Not necessarily so. CBS producer George Crile is currently under suspension from his job for taping conversations with several former government officials--including Robert McNamara, George Ball and Arthur Goldberg-- without their knowledge. That, said CBS, was a violation of network policy. The conversations were recorded in connection with Mr. Crile's controversial documentary "The Uncounted Enemy: A Vietnam Deception," which, since its telecast in early 1982, has led to a $120 million libel suit against CBS by retired Gen. William C. Westmoreland. In untaped telephone conversations, Mr. McNamara and Mr. Goldberg strongly criticized CBS. "Dirty business," said Mr. Goldberg.

Most major news organizations have policies prohibiting surreptitious use of tape recorders, some written, some not. A written Post policy accords with permissive D.C. law, while an unwritten practice that reflects public sensitivity to the devices has precedence over what may be legal. Prior consent must be obtained before recording a telephone call, says deputy managing editor Richard Harwood, who once destroyed a reporter's tape for failure to do so. Yet, even though two reporters said they interpret newsroom rules to include recording an interviewee's approval, it is not clear that all reporters understand their obligation.

The Baltimore Sun committed some parallel instructions to writing this week. Assistant managing editor James Keat attributed the action to CBS's suspension of Mr. Crile.

At The Wall Street Journal, according to executive editor Frederick Taylor, a written restrictive policy has been in effect for seven or eight years. Any exception to obtaining approval of "the other side" must be sanctioned by the managing editor or above. Mr. Taylor remembers none being granted. Last year he "argued against our policy" in a piece written for The American Society of Newspaper Editors bulletin, although he has not worked to change it, he said.

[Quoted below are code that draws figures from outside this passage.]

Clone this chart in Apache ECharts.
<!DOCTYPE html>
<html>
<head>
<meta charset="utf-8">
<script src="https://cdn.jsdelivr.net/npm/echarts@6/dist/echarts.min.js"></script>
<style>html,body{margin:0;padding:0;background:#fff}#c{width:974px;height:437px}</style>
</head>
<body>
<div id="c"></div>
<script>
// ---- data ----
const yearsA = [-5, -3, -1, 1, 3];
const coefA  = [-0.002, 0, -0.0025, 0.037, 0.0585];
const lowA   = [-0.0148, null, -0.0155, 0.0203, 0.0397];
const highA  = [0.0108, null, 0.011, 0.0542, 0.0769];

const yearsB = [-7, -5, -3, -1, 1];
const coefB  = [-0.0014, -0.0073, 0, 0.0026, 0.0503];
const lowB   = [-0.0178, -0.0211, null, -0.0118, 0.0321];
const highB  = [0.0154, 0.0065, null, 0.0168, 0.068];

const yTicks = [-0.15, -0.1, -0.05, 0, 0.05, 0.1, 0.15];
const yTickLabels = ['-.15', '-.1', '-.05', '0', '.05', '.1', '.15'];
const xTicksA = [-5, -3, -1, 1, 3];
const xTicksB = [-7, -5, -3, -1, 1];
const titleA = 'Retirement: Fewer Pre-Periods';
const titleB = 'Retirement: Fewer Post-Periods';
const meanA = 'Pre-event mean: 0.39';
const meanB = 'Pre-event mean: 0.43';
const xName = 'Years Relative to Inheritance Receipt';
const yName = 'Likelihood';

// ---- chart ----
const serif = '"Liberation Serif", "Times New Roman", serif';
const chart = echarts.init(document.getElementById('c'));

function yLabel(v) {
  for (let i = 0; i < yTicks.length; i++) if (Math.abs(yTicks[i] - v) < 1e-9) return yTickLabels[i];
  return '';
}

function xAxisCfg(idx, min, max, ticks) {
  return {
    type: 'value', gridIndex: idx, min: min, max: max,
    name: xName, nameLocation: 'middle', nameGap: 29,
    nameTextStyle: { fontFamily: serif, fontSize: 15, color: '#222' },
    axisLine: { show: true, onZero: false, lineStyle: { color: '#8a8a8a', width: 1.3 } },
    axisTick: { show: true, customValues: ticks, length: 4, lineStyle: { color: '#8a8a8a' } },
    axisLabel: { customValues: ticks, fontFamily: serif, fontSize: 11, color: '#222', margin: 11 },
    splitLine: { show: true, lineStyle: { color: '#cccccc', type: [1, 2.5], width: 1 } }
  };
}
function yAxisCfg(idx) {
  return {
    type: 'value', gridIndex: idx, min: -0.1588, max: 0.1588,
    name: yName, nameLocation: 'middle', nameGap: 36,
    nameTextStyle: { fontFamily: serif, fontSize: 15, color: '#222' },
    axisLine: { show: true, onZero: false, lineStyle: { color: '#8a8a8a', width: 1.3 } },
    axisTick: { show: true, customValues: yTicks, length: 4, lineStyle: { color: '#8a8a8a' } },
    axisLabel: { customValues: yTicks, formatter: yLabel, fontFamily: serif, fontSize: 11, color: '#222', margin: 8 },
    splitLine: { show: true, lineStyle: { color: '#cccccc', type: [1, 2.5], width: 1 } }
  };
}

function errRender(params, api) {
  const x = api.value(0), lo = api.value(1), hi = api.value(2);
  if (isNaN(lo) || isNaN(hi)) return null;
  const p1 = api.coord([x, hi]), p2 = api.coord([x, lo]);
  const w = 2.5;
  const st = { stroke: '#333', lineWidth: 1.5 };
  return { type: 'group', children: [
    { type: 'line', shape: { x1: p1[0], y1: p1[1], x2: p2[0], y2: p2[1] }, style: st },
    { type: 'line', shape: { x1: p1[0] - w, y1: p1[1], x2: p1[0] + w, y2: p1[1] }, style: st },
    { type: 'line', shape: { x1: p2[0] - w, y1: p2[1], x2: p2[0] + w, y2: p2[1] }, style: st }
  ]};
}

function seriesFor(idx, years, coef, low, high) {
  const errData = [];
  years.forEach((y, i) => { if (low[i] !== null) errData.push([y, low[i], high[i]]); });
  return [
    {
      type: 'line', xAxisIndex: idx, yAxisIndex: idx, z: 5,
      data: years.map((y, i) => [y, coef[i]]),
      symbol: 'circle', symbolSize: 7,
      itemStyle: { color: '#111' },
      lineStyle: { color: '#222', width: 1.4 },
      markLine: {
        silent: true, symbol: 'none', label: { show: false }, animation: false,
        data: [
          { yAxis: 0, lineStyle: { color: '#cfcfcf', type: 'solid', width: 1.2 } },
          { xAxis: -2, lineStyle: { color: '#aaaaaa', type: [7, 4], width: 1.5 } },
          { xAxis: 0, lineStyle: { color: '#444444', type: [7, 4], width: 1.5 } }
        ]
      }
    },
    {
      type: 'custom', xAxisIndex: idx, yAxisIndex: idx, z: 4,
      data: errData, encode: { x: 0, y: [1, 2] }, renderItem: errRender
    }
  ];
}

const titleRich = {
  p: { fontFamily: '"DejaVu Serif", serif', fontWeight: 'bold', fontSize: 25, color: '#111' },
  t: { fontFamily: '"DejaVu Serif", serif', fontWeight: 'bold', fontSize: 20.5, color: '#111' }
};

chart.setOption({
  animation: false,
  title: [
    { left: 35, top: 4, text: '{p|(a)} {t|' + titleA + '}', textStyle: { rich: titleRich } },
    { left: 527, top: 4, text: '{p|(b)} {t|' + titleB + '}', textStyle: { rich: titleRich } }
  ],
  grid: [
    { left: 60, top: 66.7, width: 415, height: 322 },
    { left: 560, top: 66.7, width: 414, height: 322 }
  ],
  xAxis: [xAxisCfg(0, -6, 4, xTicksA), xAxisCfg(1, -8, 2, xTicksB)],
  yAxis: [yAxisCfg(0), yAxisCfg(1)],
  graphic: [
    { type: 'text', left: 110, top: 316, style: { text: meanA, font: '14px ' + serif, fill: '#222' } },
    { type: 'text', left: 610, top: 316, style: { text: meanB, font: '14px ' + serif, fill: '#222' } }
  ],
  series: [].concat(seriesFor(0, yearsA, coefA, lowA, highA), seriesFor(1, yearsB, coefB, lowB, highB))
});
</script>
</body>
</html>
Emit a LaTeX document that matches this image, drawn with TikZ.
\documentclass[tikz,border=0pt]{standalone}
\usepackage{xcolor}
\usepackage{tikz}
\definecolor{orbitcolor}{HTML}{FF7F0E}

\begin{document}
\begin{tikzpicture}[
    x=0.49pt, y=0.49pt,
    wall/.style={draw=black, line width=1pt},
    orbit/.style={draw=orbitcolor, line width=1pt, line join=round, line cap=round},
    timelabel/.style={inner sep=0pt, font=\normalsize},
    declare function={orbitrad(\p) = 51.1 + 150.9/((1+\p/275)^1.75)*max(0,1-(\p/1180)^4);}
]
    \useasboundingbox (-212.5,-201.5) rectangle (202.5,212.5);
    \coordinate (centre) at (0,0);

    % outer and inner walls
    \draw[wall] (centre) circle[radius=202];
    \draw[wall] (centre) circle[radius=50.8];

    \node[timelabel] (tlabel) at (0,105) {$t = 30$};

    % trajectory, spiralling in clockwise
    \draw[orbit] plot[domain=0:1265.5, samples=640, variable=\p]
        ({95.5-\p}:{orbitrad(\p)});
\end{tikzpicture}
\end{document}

The Los Angeles Times instituted written guidelines two years ago. Washington bureau chief Jack Nelson once taped a telephone call--without prior consent--from former president Jimmy Carter. Alerted that Mr. Carter would call about a story the paper had run or was planning, Mr. Nelson arranged to record the conversation. He wanted to ensure that the president's remarks were unabridged. Today, Mr. Nelson observes, the action would be contrary to Times policy.

Taping without consent is permissable under federal and D.C. law; also in New York where Mr. Crile made his calls. Some of the laws are glaringly ambiguous. There are, as media writer Jonathan Friendly noted in The New York Times last week, "philosophical questions which journalists and lawyers haven't resolved." The Times doesn't have a written policy against secret taping, but says it is prohibited. Executive editor Abe Rosenthal has been quoted saying, "It's not honest, it's not fair."

No one I talked with defended surreptitious taping. One editor fiercely opposed to the idea admitted he couldn't prove it was not done in his newsroom. Then, even where indulgence is illegal, there are advocates. A comprehensive survey last year by Los Angeles Times media critic David Shaw reported some journalists rationalizing its special application in interviewing known criminals or others suspected of wrongdoing. Another rationalization was that the issue is little more than a choice of mechanism in pursuit of information--whether one writes it, types it or tapes it.

Even if the law is skirted, the ethical question must be confronted. People don't like being taped. The realization that it may occur without approval is slightly chilling. The press found it squalid business when it was done clandestinely in the White House. There ought to be a reminder in that.